Common Psychiatric Drugs Could Slow Dementia
Researchers say commonly used psychiatric drugs could be effective in slowing the progression of certain types of dementia.
Dr. John Kwok and colleagues from Neuroscience Research Australia have discovered a mutant gene that causes abnormal proteins build up in the brains of people with frontotemporal dementia, a disease that affects people in their 50s and 60s.
Common psychiatric drugs, such as haloperidol, used to treat schizophrenia, are known to act on this gene.
“Our hope is that these drugs will slow the progression of the disease,” says Dr. Kwok.
Frontotemporal dementia (FTD) is a type of dementia that affects personality, behavior and language.
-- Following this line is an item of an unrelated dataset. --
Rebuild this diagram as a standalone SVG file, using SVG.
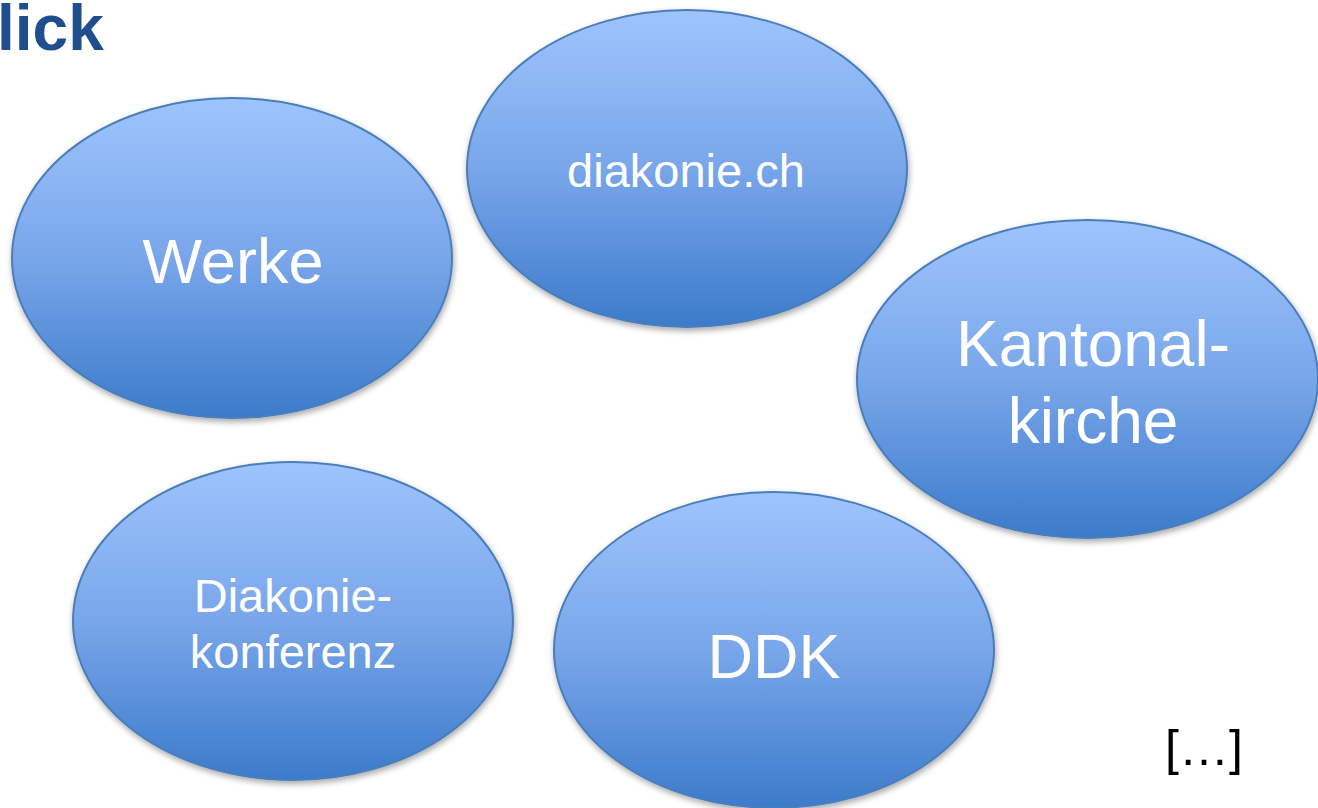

There is currently no treatment to slow or stop this disease.
Like in Alzheimer’s disease, people with FTD develop unusual deposits of protein in their brains.
This protein ‘clumps’ are linked to disease symptoms and brain cell death. Until now, we have not understood how these clumps developed.
By scanning DNA samples from a large Australian family with hereditary FTD, Dr. Kwok identified the gene (called SIGMAR1) responsible for the formation of these clumps. A further 26 families in Australia and 158 families in Europe were also screened.
“Identifying this gene gives us greater insight into how brain degeneration occurs in dementia,” says Dr. Kwok.
Haloperidol is already known to act on the SIGMAR1 gene. Dr. Kwok is currently conducting tests in mice to see if this and other drugs can stop the abnormal build up of protein in the brain and prevent the death of brain cells in dementia.
Preliminary work with haloperidol suggests that a dose 10-100 times less than that used for treating psychosis may be effective, reducing the risk of side effects.
“The exciting part about our findings is that an effective treatment for this form of dementia might be almost within our grasp,” says Dr. Kwok.
“Because these drugs are already approved for use in humans, we could be looking at a treatment for frontotemporal dementia becoming available in just a few short years.”
The study was published in Annals of Neurology.